Quite a busy week, all told. I finished off a feature for PC Pro magazine, which will be the first freelance bit of tech journalism I’ve done for quite some time (I think it’s a good five years since the last one). I also took a trip into London to see one of my former colleagues, and it was great to hear what they have been up to. That includes a project I had encouraged them to do involving offering more work experience placements for young people wanting to get into automotive journalism, and it sounds like it’s been a success.

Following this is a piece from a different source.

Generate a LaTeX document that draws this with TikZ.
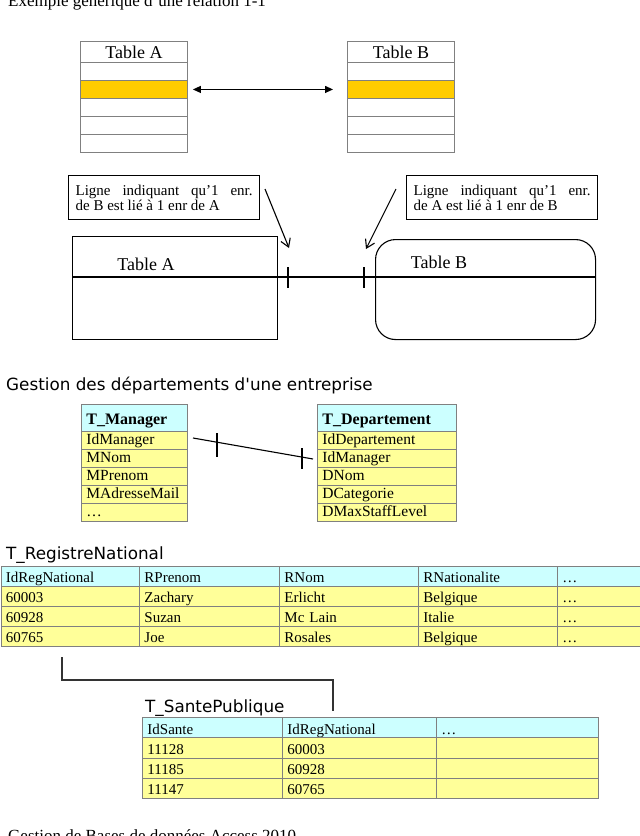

I’m excellent at encouraging other people. Encouraging myself is a bit harder. But even that’s been pretty good this week. I’m still arsing around with technology too much, and thinking too much (and too hard) about platforms and systems and all that jazz. But I also feel like I’m getting somewhere – finally – with the personal projects I have wanted to work on.

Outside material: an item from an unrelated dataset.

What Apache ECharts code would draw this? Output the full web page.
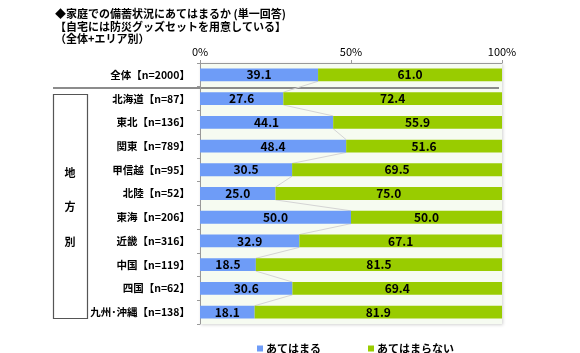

One thing I have been arsing around with (for professional purposes) is AI image generation, and it’s absolutely hilarious. Can you guess what the prompt was which produced the image at the top?

Things I have been reading

I’ve been reading Babel by R F Huang this week, and I’m entranced. There’s a lot of wonderful writing in it – I will probably have to write a post just about it when I’m finished – but there are two things which hit hard for me: the scene at the start, where Robin is leaving Canton and believes that he will never see it again, and the continual careful subtext of the seduction by empire of its best and brightest subjects. For me – a grandchild of the Empire, whose mother left Imperial India as a small child – there are so many elements where both those points hit hard. It’s a terrific book, and if you haven’t read it, you really should.

Things I have been writing

I wrote something about Apple Vision Pro, in bullet point form. The confounding thing about Apple is that I think they have, to a degree, lost their soul, and in some ways the Vision Pro is emblematic of that. Vision Pro feels like a device that’s not going to encourage people to be more creative – except in the context of creating things for others to view on Vision Pro.

I’ve been meaning to do a regular link blog post for a while, and now I have an idea for it. So every Friday, I’m going to do a ten blue links post with ten things that have found their way into my inbox. I don’t think the format of the first one is quite right because it is too long (and took too long to write), but I’ll see how it develops. I’m pondering how to make this an email too.

Speaking of newsletters, this week’s was about adapting to the new reality of search. Quality content is going to win, ultimately. Includes a passing reference to Roland Barthes. What do you expect from a philosophy graduate?

I’ve also been working on Orford, the piece of fiction which may well be a novel. I have the beginning. Not only that, but I have the end. How I get from one to the other is the tricky bit. I think I need to redo the outline because that bit just isn’t hanging together well. And then I need to write about another 50,000 words. Go me.